- Requirement:
Repeat the material below exactly, with no pictures.

- Provided information:
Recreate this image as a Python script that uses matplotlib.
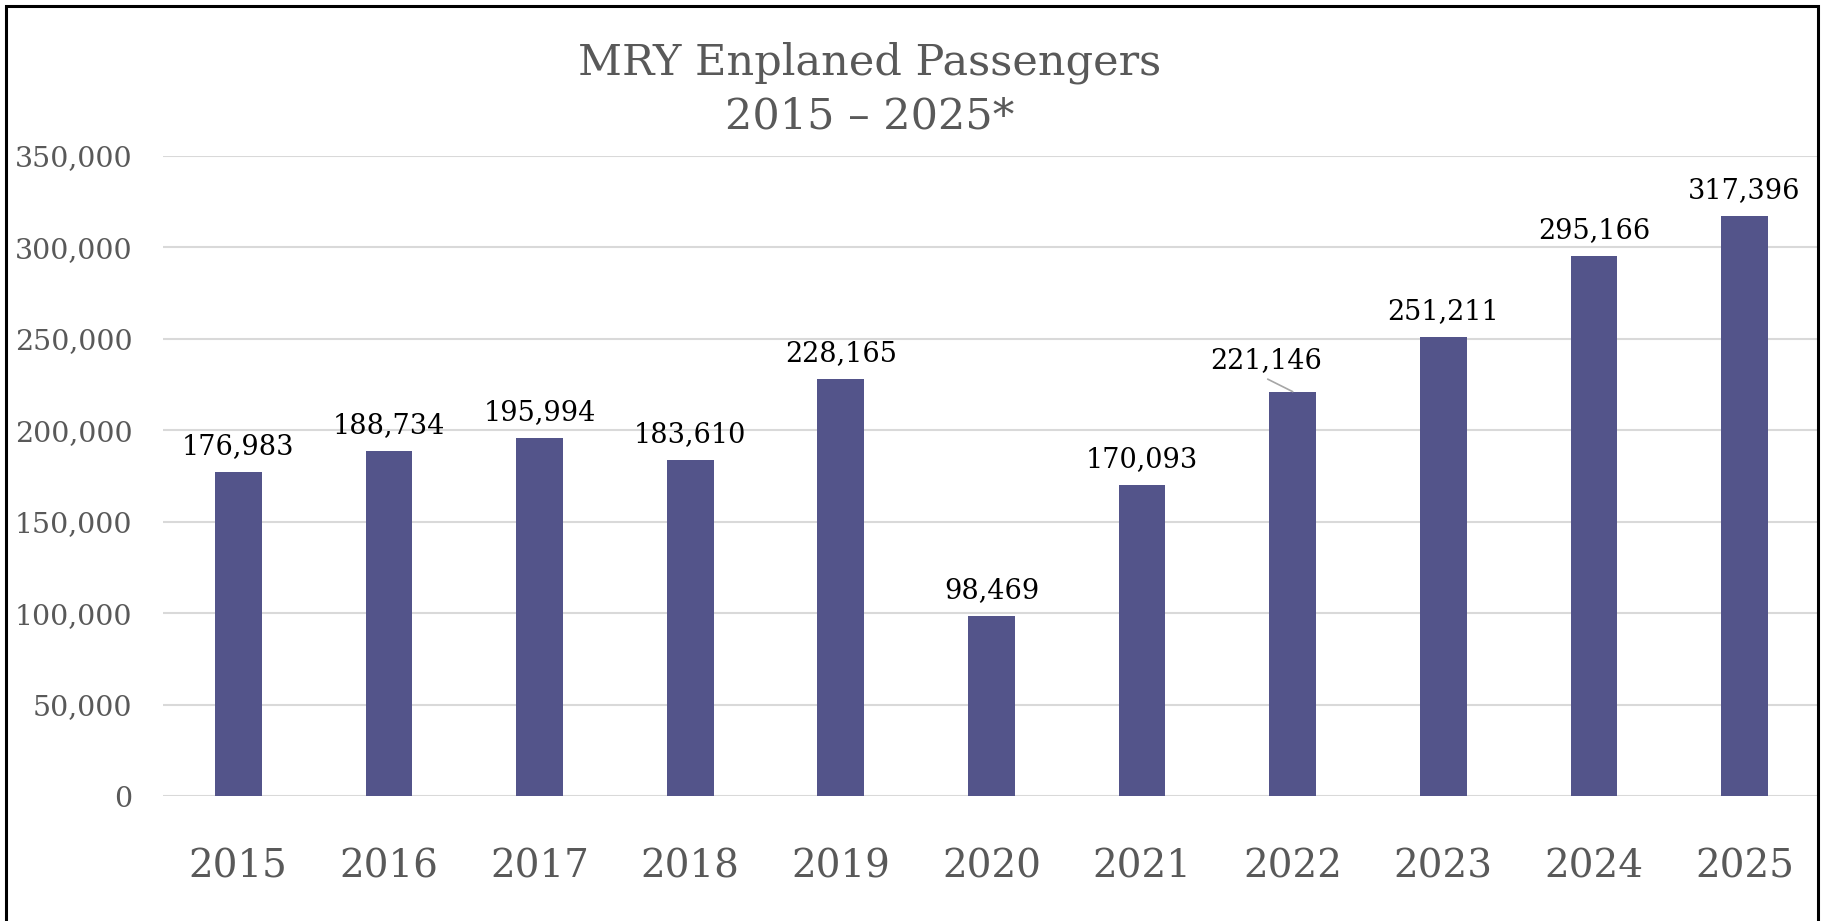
import matplotlib.pyplot as plt
from matplotlib.patches import Rectangle
from matplotlib.ticker import FuncFormatter

# enplaned passengers per year
years = ['2015', '2016', '2017', '2018', '2019', '2020',
         '2021', '2022', '2023', '2024', '2025']
passengers = [176983, 188734, 195994, 183610, 228165, 98469,
              170093, 221146, 251211, 295166, 317396]
yticks = [0, 50000, 100000, 150000, 200000, 250000, 300000, 350000]

plt.rcParams['font.family'] = ['DejaVu Serif']

fig = plt.figure(figsize=(18.25, 9.21), dpi=100)
ax = fig.add_axes([0.0893, 0.1357, 0.9079, 0.6949])

x = list(range(len(years)))
ax.bar(x, passengers, width=0.31, color='#53548A', zorder=3)

ax.set_xlim(-0.5, 10.5)
ax.set_ylim(0, 350000)
ax.set_yticks(yticks)
ax.yaxis.set_major_formatter(FuncFormatter(lambda v, p: f'{int(v):,}'))
ax.set_xticks(x)
ax.set_xticklabels(years)
ax.grid(axis='y', color='#D9D9D9', linewidth=1.5, zorder=0)
for s in ax.spines.values():
    s.set_visible(False)
ax.tick_params(axis='y', length=0, labelsize=20.5, labelcolor='#595959', pad=22)
ax.tick_params(axis='x', length=0, labelsize=28, labelcolor='#595959', pad=38)

# data labels, 2022 pulled to the left with a leader line
for i, v in enumerate(passengers):
    if years[i] == '2022':
        ax.annotate(f'{v:,}', xy=(i, v), xytext=(-19, 17), textcoords='offset points',
                    ha='center', va='baseline', fontsize=19.5, color='black',
                    annotation_clip=False)
        ax.annotate('', xy=(i, v), xytext=(-18, 9), textcoords='offset points',
                    arrowprops=dict(arrowstyle='-', color='#A6A6A6', lw=1.2,
                                    shrinkA=0, shrinkB=0))
    else:
        ax.annotate(f'{v:,}', xy=(i, v), xytext=(0, 13), textcoords='offset points',
                    ha='center', va='baseline', fontsize=19.5, color='black',
                    annotation_clip=False)

fig.text(0.4767, 1 - 74 / 921, 'MRY Enplaned Passengers', ha='center', va='baseline',
         fontsize=31, color='#595959')
fig.text(0.4767, 1 - 128 / 921, '2015 \u2013 2025*', ha='center', va='baseline',
         fontsize=31, color='#595959')

# outer frame (bottom edge runs off the picture)
fig.patches.append(Rectangle((6 / 1825, -0.02), (1818 - 6) / 1825, 1.02 - 6 / 921,
                             transform=fig.transFigure, fill=False,
                             edgecolor='black', linewidth=2.2))

fig.savefig('out.png', dpi=100)
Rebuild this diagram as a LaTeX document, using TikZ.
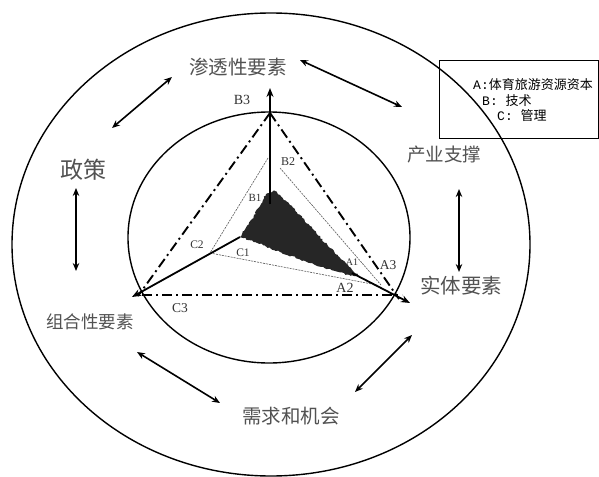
\documentclass[tikz,border=0pt]{standalone}
\usepackage{fontspec}
\setmainfont{Liberation Serif}
\newfontfamily\cjk{Noto Sans CJK SC}
\newfontfamily\monof{Liberation Mono}
\usetikzlibrary{arrows.meta,decorations.pathmorphing}
\begin{document}
\pgfmathsetseed{7}
\begin{tikzpicture}[x=1pt,y=-1pt,
  ring/.style={line width=1.4pt},
  mainarrow/.style={line width=1.8pt,-{Stealth[length=9pt,width=7pt]}},
  dbl/.style={line width=1.6pt,{Stealth[length=8pt,width=6.5pt]}-{Stealth[length=8pt,width=6.5pt]}},
  dashdot/.style={line width=1.9pt,dash pattern=on 10pt off 4pt on 2pt off 4pt},
  thinline/.style={line width=0.6pt,black!65,dash pattern=on 2pt off 1pt},
  zh/.style={font=\cjk\fontsize{#1}{#1}\selectfont,text=black!68,inner sep=0pt},
  lab/.style={font=\fontsize{#1}{#1}\selectfont,text=black!80,inner sep=0pt},
  leg/.style={font=\fontsize{13}{13}\selectfont,text=black,inner sep=0pt,anchor=west},
]
\useasboundingbox (0,0) rectangle (599,476);
\fill[white] (0,0) rectangle (599,476);

% rings
\draw[ring] (271,244.5) ellipse [x radius=259pt, y radius=231.5pt];
\draw[ring] (269,237.5) ellipse [x radius=141pt, y radius=125.5pt];

% key coordinates
\coordinate (apex) at (270,113);
\coordinate (dl) at (138,296);
\coordinate (dr) at (399,299);
\coordinate (hl) at (142,295);
\coordinate (hr) at (402,295);
\coordinate (tB) at (268,158);
\coordinate (tB2) at (280,168);
\coordinate (tC) at (210,253);
\coordinate (tA) at (381,285);
\coordinate (tA2) at (377,285);

% dash-dot outer triangle
\draw[dashdot] (apex) -- (dl);
\draw[dashdot] (apex) -- (dr);
\draw[dashdot] (hl) -- (hr);

% thin inner triangle
\draw[thinline] (tB) -- (tC);
\draw[thinline] (tB2) -- (tA);
\draw[thinline] (tC) -- (tA2);

% shaded core
\fill[black!85, decorate, decoration={random steps,segment length=2pt,amplitude=0.9pt}]
  (266,194) -- (275,191) -- (290,205) -- (310,226) -- (330,248) -- (347,264)
  -- (358,275) -- (351,276) -- (335,271) -- (310,263) -- (280,252) -- (255,242)
  -- (240,237) -- (244,231) -- (252,219) -- (261,204) -- cycle;

% three axes
\coordinate (o1) at (270,204);
\coordinate (o2) at (240,237);
\coordinate (o3) at (352,273);
\coordinate (e1) at (270,88);
\coordinate (e2) at (132,297);
\coordinate (e3) at (410,303);
\draw[mainarrow] (o1) -- (e1);
\draw[mainarrow] (o2) -- (e2);
\draw[mainarrow] (o3) -- (e3);

% outer double arrows
\coordinate (d1a) at (112,128); \coordinate (d1b) at (172,77);
\coordinate (d2a) at (300,60);  \coordinate (d2b) at (402,107);
\coordinate (d3a) at (76,188);  \coordinate (d3b) at (76,271);
\coordinate (d4a) at (459,189); \coordinate (d4b) at (459,272);
\coordinate (d5a) at (137,352); \coordinate (d5b) at (220,403);
\coordinate (d6a) at (412,335); \coordinate (d6b) at (355,392);
\draw[dbl] (d1a) -- (d1b);
\draw[dbl] (d2a) -- (d2b);
\draw[dbl] (d3a) -- (d3b);
\draw[dbl] (d4a) -- (d4b);
\draw[dbl] (d5a) -- (d5b);
\draw[dbl] (d6a) -- (d6b);

% Chinese labels
\node[zh=19.5] (p1) at (238,67) {渗透性要素};
\node[zh=23] (p2) at (83,170) {政策};
\node[zh=18.5] (p3) at (444,155) {产业支撑};
\node[zh=20.5] (p4) at (461,286) {实体要素};
\node[zh=17.5] (p5) at (90,322) {组合性要素};
\node[zh=19.5] (p6) at (291,416) {需求和机会};

% letter labels
\node[lab=14] (B3) at (242,100) {B3};
\node[lab=12] (B2) at (288,162) {B2};
\node[lab=11] (B1) at (255,198) {B1};
\node[lab=11.5] (C2) at (197,245) {C2};
\node[lab=11.5] (C1) at (243,253) {C1};
\node[lab=13.5] (C3) at (180,308) {C3};
\node[lab=10] (A1) at (352,262) {A1};
\node[lab=13.5] (A3) at (388,265) {A3};
\node[lab=14] (A2) at (345,288) {A2};

% legend
\node[draw,line width=0.9pt,anchor=north west,minimum width=159pt,minimum height=78pt,inner sep=0pt] (legend) at (439,60) {};
\node[leg] (la) at (473,85) {{\monof A:}{\cjk 体育旅游资源资本}};
\node[leg] (lb) at (482,101) {{\monof B: }{\cjk 技术}};
\node[leg] (lc) at (497,116) {{\monof C: }{\cjk 管理}};
\end{tikzpicture}
\end{document}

- Reply:
Recreate this image as a Python script that uses matplotlib.
import matplotlib.pyplot as plt
from matplotlib.patches import Rectangle
from matplotlib.ticker import FuncFormatter

# enplaned passengers per year
years = ['2015', '2016', '2017', '2018', '2019', '2020',
         '2021', '2022', '2023', '2024', '2025']
passengers = [176983, 188734, 195994, 183610, 228165, 98469,
              170093, 221146, 251211, 295166, 317396]
yticks = [0, 50000, 100000, 150000, 200000, 250000, 300000, 350000]

plt.rcParams['font.family'] = ['DejaVu Serif']

fig = plt.figure(figsize=(18.25, 9.21), dpi=100)
ax = fig.add_axes([0.0893, 0.1357, 0.9079, 0.6949])

x = list(range(len(years)))
ax.bar(x, passengers, width=0.31, color='#53548A', zorder=3)

ax.set_xlim(-0.5, 10.5)
ax.set_ylim(0, 350000)
ax.set_yticks(yticks)
ax.yaxis.set_major_formatter(FuncFormatter(lambda v, p: f'{int(v):,}'))
ax.set_xticks(x)
ax.set_xticklabels(years)
ax.grid(axis='y', color='#D9D9D9', linewidth=1.5, zorder=0)
for s in ax.spines.values():
    s.set_visible(False)
ax.tick_params(axis='y', length=0, labelsize=20.5, labelcolor='#595959', pad=22)
ax.tick_params(axis='x', length=0, labelsize=28, labelcolor='#595959', pad=38)

# data labels, 2022 pulled to the left with a leader line
for i, v in enumerate(passengers):
    if years[i] == '2022':
        ax.annotate(f'{v:,}', xy=(i, v), xytext=(-19, 17), textcoords='offset points',
                    ha='center', va='baseline', fontsize=19.5, color='black',
                    annotation_clip=False)
        ax.annotate('', xy=(i, v), xytext=(-18, 9), textcoords='offset points',
                    arrowprops=dict(arrowstyle='-', color='#A6A6A6', lw=1.2,
                                    shrinkA=0, shrinkB=0))
    else:
        ax.annotate(f'{v:,}', xy=(i, v), xytext=(0, 13), textcoords='offset points',
                    ha='center', va='baseline', fontsize=19.5, color='black',
                    annotation_clip=False)

fig.text(0.4767, 1 - 74 / 921, 'MRY Enplaned Passengers', ha='center', va='baseline',
         fontsize=31, color='#595959')
fig.text(0.4767, 1 - 128 / 921, '2015 \u2013 2025*', ha='center', va='baseline',
         fontsize=31, color='#595959')

# outer frame (bottom edge runs off the picture)
fig.patches.append(Rectangle((6 / 1825, -0.02), (1818 - 6) / 1825, 1.02 - 6 / 921,
                             transform=fig.transFigure, fill=False,
                             edgecolor='black', linewidth=2.2))

fig.savefig('out.png', dpi=100)
Rebuild this diagram as a LaTeX document, using TikZ.
\documentclass[tikz,border=0pt]{standalone}
\usepackage{fontspec}
\setmainfont{Liberation Serif}
\newfontfamily\cjk{Noto Sans CJK SC}
\newfontfamily\monof{Liberation Mono}
\usetikzlibrary{arrows.meta,decorations.pathmorphing}
\begin{document}
\pgfmathsetseed{7}
\begin{tikzpicture}[x=1pt,y=-1pt,
  ring/.style={line width=1.4pt},
  mainarrow/.style={line width=1.8pt,-{Stealth[length=9pt,width=7pt]}},
  dbl/.style={line width=1.6pt,{Stealth[length=8pt,width=6.5pt]}-{Stealth[length=8pt,width=6.5pt]}},
  dashdot/.style={line width=1.9pt,dash pattern=on 10pt off 4pt on 2pt off 4pt},
  thinline/.style={line width=0.6pt,black!65,dash pattern=on 2pt off 1pt},
  zh/.style={font=\cjk\fontsize{#1}{#1}\selectfont,text=black!68,inner sep=0pt},
  lab/.style={font=\fontsize{#1}{#1}\selectfont,text=black!80,inner sep=0pt},
  leg/.style={font=\fontsize{13}{13}\selectfont,text=black,inner sep=0pt,anchor=west},
]
\useasboundingbox (0,0) rectangle (599,476);
\fill[white] (0,0) rectangle (599,476);

% rings
\draw[ring] (271,244.5) ellipse [x radius=259pt, y radius=231.5pt];
\draw[ring] (269,237.5) ellipse [x radius=141pt, y radius=125.5pt];

% key coordinates
\coordinate (apex) at (270,113);
\coordinate (dl) at (138,296);
\coordinate (dr) at (399,299);
\coordinate (hl) at (142,295);
\coordinate (hr) at (402,295);
\coordinate (tB) at (268,158);
\coordinate (tB2) at (280,168);
\coordinate (tC) at (210,253);
\coordinate (tA) at (381,285);
\coordinate (tA2) at (377,285);

% dash-dot outer triangle
\draw[dashdot] (apex) -- (dl);
\draw[dashdot] (apex) -- (dr);
\draw[dashdot] (hl) -- (hr);

% thin inner triangle
\draw[thinline] (tB) -- (tC);
\draw[thinline] (tB2) -- (tA);
\draw[thinline] (tC) -- (tA2);

% shaded core
\fill[black!85, decorate, decoration={random steps,segment length=2pt,amplitude=0.9pt}]
  (266,194) -- (275,191) -- (290,205) -- (310,226) -- (330,248) -- (347,264)
  -- (358,275) -- (351,276) -- (335,271) -- (310,263) -- (280,252) -- (255,242)
  -- (240,237) -- (244,231) -- (252,219) -- (261,204) -- cycle;

% three axes
\coordinate (o1) at (270,204);
\coordinate (o2) at (240,237);
\coordinate (o3) at (352,273);
\coordinate (e1) at (270,88);
\coordinate (e2) at (132,297);
\coordinate (e3) at (410,303);
\draw[mainarrow] (o1) -- (e1);
\draw[mainarrow] (o2) -- (e2);
\draw[mainarrow] (o3) -- (e3);

% outer double arrows
\coordinate (d1a) at (112,128); \coordinate (d1b) at (172,77);
\coordinate (d2a) at (300,60);  \coordinate (d2b) at (402,107);
\coordinate (d3a) at (76,188);  \coordinate (d3b) at (76,271);
\coordinate (d4a) at (459,189); \coordinate (d4b) at (459,272);
\coordinate (d5a) at (137,352); \coordinate (d5b) at (220,403);
\coordinate (d6a) at (412,335); \coordinate (d6b) at (355,392);
\draw[dbl] (d1a) -- (d1b);
\draw[dbl] (d2a) -- (d2b);
\draw[dbl] (d3a) -- (d3b);
\draw[dbl] (d4a) -- (d4b);
\draw[dbl] (d5a) -- (d5b);
\draw[dbl] (d6a) -- (d6b);

% Chinese labels
\node[zh=19.5] (p1) at (238,67) {渗透性要素};
\node[zh=23] (p2) at (83,170) {政策};
\node[zh=18.5] (p3) at (444,155) {产业支撑};
\node[zh=20.5] (p4) at (461,286) {实体要素};
\node[zh=17.5] (p5) at (90,322) {组合性要素};
\node[zh=19.5] (p6) at (291,416) {需求和机会};

% letter labels
\node[lab=14] (B3) at (242,100) {B3};
\node[lab=12] (B2) at (288,162) {B2};
\node[lab=11] (B1) at (255,198) {B1};
\node[lab=11.5] (C2) at (197,245) {C2};
\node[lab=11.5] (C1) at (243,253) {C1};
\node[lab=13.5] (C3) at (180,308) {C3};
\node[lab=10] (A1) at (352,262) {A1};
\node[lab=13.5] (A3) at (388,265) {A3};
\node[lab=14] (A2) at (345,288) {A2};

% legend
\node[draw,line width=0.9pt,anchor=north west,minimum width=159pt,minimum height=78pt,inner sep=0pt] (legend) at (439,60) {};
\node[leg] (la) at (473,85) {{\monof A:}{\cjk 体育旅游资源资本}};
\node[leg] (lb) at (482,101) {{\monof B: }{\cjk 技术}};
\node[leg] (lc) at (497,116) {{\monof C: }{\cjk 管理}};
\end{tikzpicture}
\end{document}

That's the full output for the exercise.